Ketujuh, tanggung jawab publik terhadap berkah dan karunia. Pelestarian lingkungan adalah tanggung jawab semu pihak. Tidak hanya warga Kendeng, tetapi juga masyarakat di derah lain baik pedesaan maupun perkotaan. Keberadaan alam Indonesia yang melimpah mestinya dijaga dan menjadi tanggung jawab publik. Tetapi pada kenyataannya, ketamakan membuat manusia menjadi “buta” dan tidak menjadikan lingkungan sebagai tanggung jawab bersama.
Kedelapan, peran laki-laki bersama-sama bertanggung jawab memelihara kehidupan. Tokoh seperti mas Gunretno maupun mba Gunarti dapat menjadi contoh kongkrit dalam melihat peran perempuan maupun laki-laki yang secara bersama-sama membangun kekuatan untuk menghentikan pembangunan pabrik semen di Kendeng. Warga Pati, Rembang, maupun Samin bersatu bersama untuk melawan pabrik semen.

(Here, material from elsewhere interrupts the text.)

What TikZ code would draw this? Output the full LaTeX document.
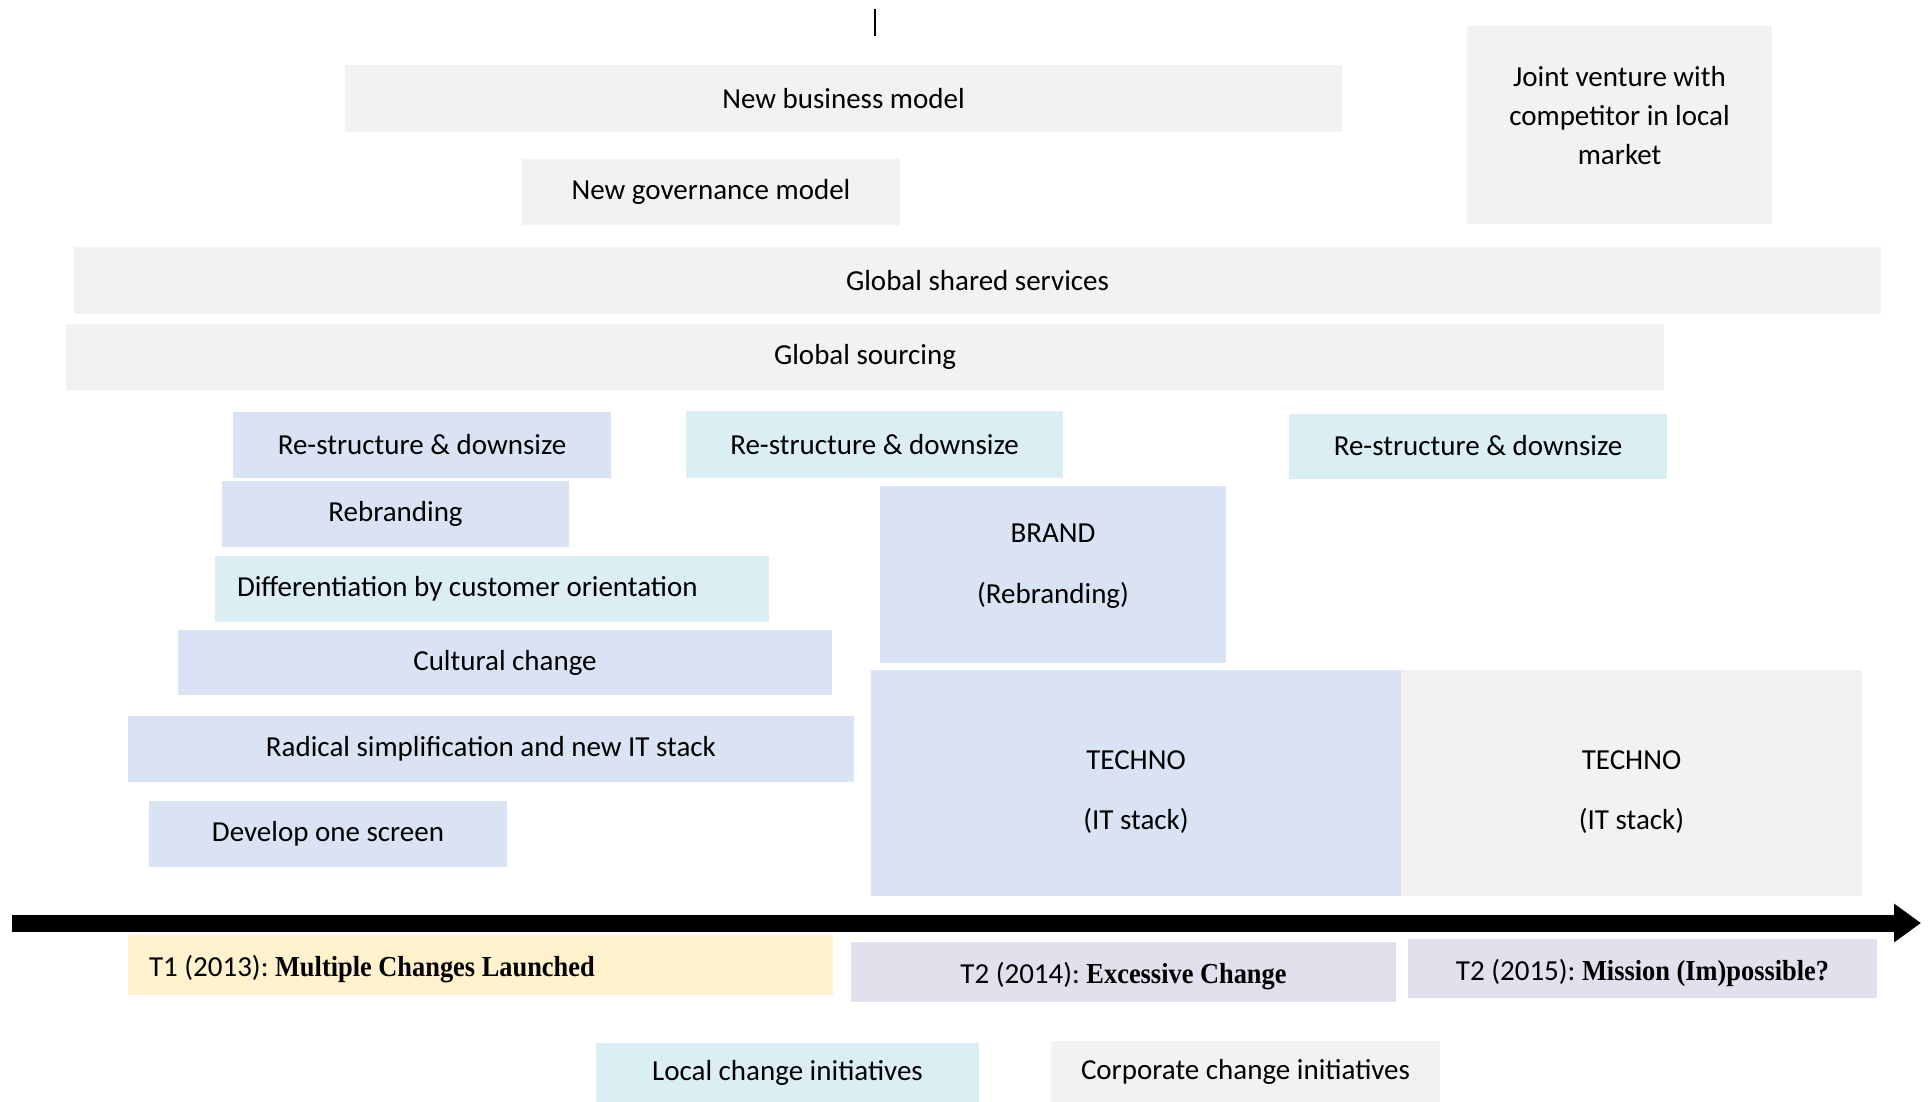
\documentclass[tikz,border=0pt]{standalone}
\usepackage{fontspec}
\setmainfont{Carlito}
\newfontfamily\serifbf{Liberation Serif}[FakeStretch=0.91]
\usepackage{tikz}
\usetikzlibrary{arrows.meta}
\frenchspacing
\definecolor{grau}{HTML}{F2F2F2}
\definecolor{blau}{HTML}{DAE3F3}
\definecolor{tuerkis}{HTML}{DAEEF3}
\definecolor{gelb}{HTML}{FFF2CC}
\definecolor{lila}{HTML}{E4DFEC}
\newcommand{\fett}[1]{{\serifbf\bfseries #1}}

\begin{document}
\begin{tikzpicture}[
x=1pt, y=-1pt,
font=\fontsize{29}{39}\selectfont,
feld/.style={inner sep=0pt, align=center},
grauFeld/.style={feld, fill=grau},
blauFeld/.style={feld, fill=blau},
tuerkisFeld/.style={feld, fill=tuerkis},
phase/.style={feld, text height=29pt, text depth=6pt},
zeitpfeil/.style={line width=17pt, -{Triangle[length=27pt,width=37pt]}}
]
% Rahmen
\useasboundingbox (0,0) rectangle (1930,1102);

% Strich oben
\draw[line width=2pt] (875,9) -- (875,36);

% Konzern-Initiativen
\node[grauFeld, minimum width=997, minimum height=67] (newbiz) at (843.5,98.5) {New business model};
\node[grauFeld, minimum width=378, minimum height=66] (newgov) at (711,192) {New governance model};
\node[grauFeld, minimum width=305, minimum height=198, text depth=20pt] (joint) at (1619.5,125) {Joint venture with\\competitor in local\\market};
\node[grauFeld, minimum width=1807, minimum height=67] (shared) at (977.5,280.5) {Global shared services};
\node[grauFeld, minimum width=1598, minimum height=66] (sourcing) at (865,357) {Global sourcing};

% Re-structure
\node[blauFeld, minimum width=378, minimum height=66] (rs1) at (422,445) {Re-structure \& downsize};
\node[tuerkisFeld, minimum width=377, minimum height=67] (rs2) at (874.5,444.5) {Re-structure \& downsize};
\node[tuerkisFeld, minimum width=378, minimum height=65] (rs3) at (1478,446) {Re-structure \& downsize};

% T1-Initiativen
\node[blauFeld, minimum width=347, minimum height=66] (rebrand) at (395.5,514) {Rebranding};
\node[tuerkisFeld, minimum width=554, minimum height=66, text width=510, inner xsep=22pt, align=flush left] (diff) at (492,589) {Differentiation by customer orientation};
\node[blauFeld, minimum width=654, minimum height=65] (cult) at (505,662.5) {Cultural change};
\node[blauFeld, minimum width=726, minimum height=66] (radical) at (491,749) {Radical simplification and new IT stack};
\node[blauFeld, minimum width=358, minimum height=66] (screen) at (328,834) {Develop one screen};

% BRAND und TECHNO
\node[blauFeld, minimum width=346, minimum height=177, text depth=21pt] (brand) at (1053,574.5) {BRAND\\[22pt](Rebranding)};
\node[blauFeld, minimum width=530, minimum height=226, text height=98pt] (techno1) at (1136,783) {TECHNO\\[21pt](IT stack)};
\node[grauFeld, minimum width=461, minimum height=226, text height=98pt] (techno2) at (1631.5,783) {TECHNO\\[21pt](IT stack)};

% Zeitachse
\coordinate (start) at (12,923);
\coordinate (ende) at (1921,923);
\draw[zeitpfeil] (start) -- (ende);

% Phasen
\node[phase, fill=gelb, minimum width=705, minimum height=60, text width=663, inner xsep=21pt, align=flush left] (t1) at (480.5,965) {T1 (2013): \fett{Multiple Changes Launched}};
\node[phase, fill=lila, minimum width=545, minimum height=60] (t2) at (1123.5,972) {T2 (2014): \fett{Excessive Change}};
\node[phase, fill=lila, minimum width=469, minimum height=59] (t3) at (1642.5,968.5) {T2 (2015): \fett{Mission (Im)possible?}};

% Legende
\node[tuerkisFeld, minimum width=383, minimum height=59] (local) at (787.5,1072.5) {Local change initiatives};
\node[grauFeld, minimum width=389, minimum height=61] (corp) at (1245.5,1071.5) {Corporate change initiatives};
\end{tikzpicture}
\end{document}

Kesembilan, keterlibatan laki-laki dalam pemeliharaan sangat dibutuhkan untuk menjauhkan tindakan militeristik serta mewujudkan harmonisasi antara manusia dengan alam. Tampak pada strategi yang dilakukan oleh warga Kendeng dalam melakukan aksi, pendekatan militeristik dijauhkan dan lebih menekankan pada substansi gerakan. Misalnya, melakukan cor kaki dengan semen bahkan membawa hasil bumi untuk menunjukkan bahwa Kendeng adalah tanah yang subur dan melimpah. Artinya, melalui pemahaman harmonsasi akan menjauhkan manusia dari tindakan militeristik. Sebaliknya, pihak pengusaha menghadirkan Polisi dan TNI untuk menghadang warga bahkan menggunakan preman untuk menakuti warga. Cara tersebut sangat jauh dari nilai subsistence perspective.
Cara hidup orang Samin dalam menjaga alam sangat dekat dengan nilai-nilai ekofeminis spiritual dan sosialis. Tidak hanya menjadikan spiritualitas sebagai kekuatan dari dalam untuk menjaga ibu bumi, tetapi juga feminisme transformatif dan subsistence perspective menjadi roh dalam pergerakan melawan pabrik semen. Gagasan ekofeminis spiritual dan sosialis sangat penting untuk melihat keterkaitan antara spiritualitas, harmonisasi manusia dan alam (manusia dengan manusia dan manusia dengan alam), serta menyadarkan manusia dari eksploitasi dan dominasi.